Yousef, who released his memoir Son of Hamas in March, said he arrived in the U.S. in 2007 on a tourist visa and seven months later went to the Department of Homeland Security, told them who he was and applied for political asylum.

“They were shocked,” he said. “I told them: ‘Hey, you didn’t discover me. You didn’t catch me. I came to you and told you who I am to wake you up.’ I wanted them to see that they have huge gaps in their security and their understanding of terrorism and make changes before it’s too late.”

He said his application for asylum was denied in February 2009 because Homeland Security said “there were reasonable grounds for believing [he] was a danger to the security of the United States and because [he] engaged in terrorist activity,” Yousef wrote.
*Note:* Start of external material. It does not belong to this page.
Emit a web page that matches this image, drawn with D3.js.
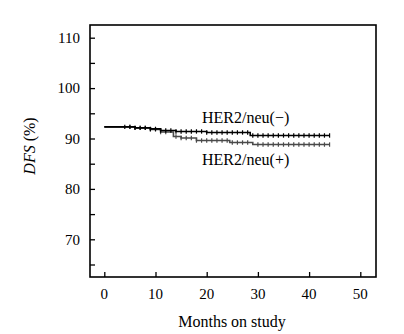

“Yes, while working for Israeli intelligence, I posed as a terrorist,” Yousef said. “Yes, I carried a gun. Yes, I was in terrorist meetings with Yasser Arafat, my father and other Hamas leaders. It was part of my job. And I passed on to the Shin Bet all the information I gathered during those meetings and saved the lives of many people-including many Americans.”

He said while working with USAID on a water project in the West Bank for five years, he warned the U.S. of potential threats. “I wasn’t being paid to do that,” he said. “I did it because of a Christian morality that taught me to love, not hate.”

Yousef said the FBI does not see him as a threat and advised Homeland Security to drop the case against him, but the department is still pursuing the deportation hearing.

“If Homeland Security cannot tell the difference between a terrorist and a man who spent his life fighting terrorism, how can they protect their own people?” he asked. “Why is Homeland Security wasting its time investigating a former Israeli intelligence operative, instead of looking for the real terrorists out there?”

Yousef is asking his supporters to write letters to Kerri Calcador, senior attorney for Homeland Security’s Immigration and Customs Enforcement division. He also invited those in San Diego to attend his hearing June 30 in San Diego.